For now, however, his focus is seasonal and personal. His Christmas wish is not for a chart-topper or a stadium tour, but for his eighty-seven-year-old mother, recently recovering from a hip replacement. He has spent time in Wigan recently, not as a pop star, but as a son installing grab rails in the bathroom. That’s right, you can add handy man to his resume!
“She comes down at Christmas, and she’s going to be staying with me and my partner Steve,” he says warmly. “I think seeing my mom smile… that’s the plan.”
It is a modest wish from a man whose cultural currency has never been higher.
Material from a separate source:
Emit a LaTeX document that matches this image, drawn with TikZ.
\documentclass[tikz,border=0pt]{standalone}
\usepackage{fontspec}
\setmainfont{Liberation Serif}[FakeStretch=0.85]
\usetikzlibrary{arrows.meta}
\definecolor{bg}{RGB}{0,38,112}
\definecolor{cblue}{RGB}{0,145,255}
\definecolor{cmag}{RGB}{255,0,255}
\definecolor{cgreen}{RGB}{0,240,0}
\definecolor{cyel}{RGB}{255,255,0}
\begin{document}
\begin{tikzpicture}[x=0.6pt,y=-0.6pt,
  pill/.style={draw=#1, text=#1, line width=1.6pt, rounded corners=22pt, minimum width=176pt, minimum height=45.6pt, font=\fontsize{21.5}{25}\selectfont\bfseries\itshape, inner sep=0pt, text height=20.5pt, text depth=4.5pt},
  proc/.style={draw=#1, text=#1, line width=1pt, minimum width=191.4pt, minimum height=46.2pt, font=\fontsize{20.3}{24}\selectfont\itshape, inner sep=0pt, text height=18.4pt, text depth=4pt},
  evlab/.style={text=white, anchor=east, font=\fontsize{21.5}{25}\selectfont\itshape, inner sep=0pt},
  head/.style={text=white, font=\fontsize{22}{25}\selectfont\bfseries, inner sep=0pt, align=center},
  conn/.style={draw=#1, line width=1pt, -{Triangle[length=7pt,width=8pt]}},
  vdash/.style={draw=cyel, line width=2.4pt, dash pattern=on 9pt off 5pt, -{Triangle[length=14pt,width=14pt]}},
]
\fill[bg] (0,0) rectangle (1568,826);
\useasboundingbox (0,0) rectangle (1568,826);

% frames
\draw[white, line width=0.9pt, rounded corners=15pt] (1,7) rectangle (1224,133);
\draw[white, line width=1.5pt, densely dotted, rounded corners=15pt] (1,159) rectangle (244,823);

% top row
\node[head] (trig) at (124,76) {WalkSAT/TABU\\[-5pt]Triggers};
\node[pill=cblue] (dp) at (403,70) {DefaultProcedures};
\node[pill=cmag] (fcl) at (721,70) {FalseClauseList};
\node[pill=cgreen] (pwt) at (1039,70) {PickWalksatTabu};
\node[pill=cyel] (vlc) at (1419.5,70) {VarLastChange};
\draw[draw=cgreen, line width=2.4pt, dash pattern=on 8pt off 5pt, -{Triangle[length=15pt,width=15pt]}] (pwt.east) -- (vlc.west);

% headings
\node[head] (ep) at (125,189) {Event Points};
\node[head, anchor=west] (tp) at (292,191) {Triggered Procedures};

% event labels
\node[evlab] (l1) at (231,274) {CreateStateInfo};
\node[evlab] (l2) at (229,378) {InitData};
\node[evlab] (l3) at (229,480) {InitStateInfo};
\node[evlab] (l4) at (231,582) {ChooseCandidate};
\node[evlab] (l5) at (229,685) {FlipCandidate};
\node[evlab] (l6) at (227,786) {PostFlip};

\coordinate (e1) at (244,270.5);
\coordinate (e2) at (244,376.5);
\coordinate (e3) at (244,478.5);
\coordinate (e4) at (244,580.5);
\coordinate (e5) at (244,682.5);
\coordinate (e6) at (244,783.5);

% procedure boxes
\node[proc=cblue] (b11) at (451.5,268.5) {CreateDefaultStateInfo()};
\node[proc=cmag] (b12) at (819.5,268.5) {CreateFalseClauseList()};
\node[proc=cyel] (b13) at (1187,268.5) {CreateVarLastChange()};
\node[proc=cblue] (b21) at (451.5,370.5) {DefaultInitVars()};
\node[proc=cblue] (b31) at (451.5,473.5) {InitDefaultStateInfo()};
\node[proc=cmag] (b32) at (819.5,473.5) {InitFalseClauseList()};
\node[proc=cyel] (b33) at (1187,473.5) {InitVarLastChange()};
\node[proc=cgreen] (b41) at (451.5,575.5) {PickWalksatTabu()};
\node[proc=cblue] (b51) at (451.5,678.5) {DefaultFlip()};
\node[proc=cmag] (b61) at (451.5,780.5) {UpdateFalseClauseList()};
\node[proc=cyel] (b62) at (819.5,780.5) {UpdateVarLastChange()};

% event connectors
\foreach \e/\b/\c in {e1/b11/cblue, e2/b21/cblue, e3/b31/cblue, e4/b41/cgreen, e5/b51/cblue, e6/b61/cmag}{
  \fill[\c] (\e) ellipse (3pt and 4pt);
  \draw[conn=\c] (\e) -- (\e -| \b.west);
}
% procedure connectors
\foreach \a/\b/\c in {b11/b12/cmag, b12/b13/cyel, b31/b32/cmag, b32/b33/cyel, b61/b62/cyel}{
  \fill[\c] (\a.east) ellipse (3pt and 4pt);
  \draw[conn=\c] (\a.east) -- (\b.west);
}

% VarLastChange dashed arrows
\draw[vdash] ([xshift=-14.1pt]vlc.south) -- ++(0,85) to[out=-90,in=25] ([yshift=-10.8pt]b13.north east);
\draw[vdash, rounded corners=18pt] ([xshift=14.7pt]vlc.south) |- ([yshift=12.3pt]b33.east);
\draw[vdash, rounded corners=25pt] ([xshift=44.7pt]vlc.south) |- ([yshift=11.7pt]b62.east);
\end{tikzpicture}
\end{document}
The numbers back him up: when Stranger Things utilised his signature hit, Spotify streams surged over 800% in a single weekend. But One Wish for Christmas proves that Limahl isn’t just resting on the laurels of a viral moment; he is entering a new, fertile period of creativity on his own terms. He has survived the hungry years, the pop wilderness, and the revival. He is comfortable in his own skin, happy to be the antique that the world has decided to value once again.
“I’m glad I’ve managed to stick around and I can enjoy this wave,” he says, with the calm of a man who has seen it all. “Where it will go, I don’t know, you know? We’ll see… I’m in a good place. Mentally, I feel very lucky for that.”
Limahl’s story is far from an ending.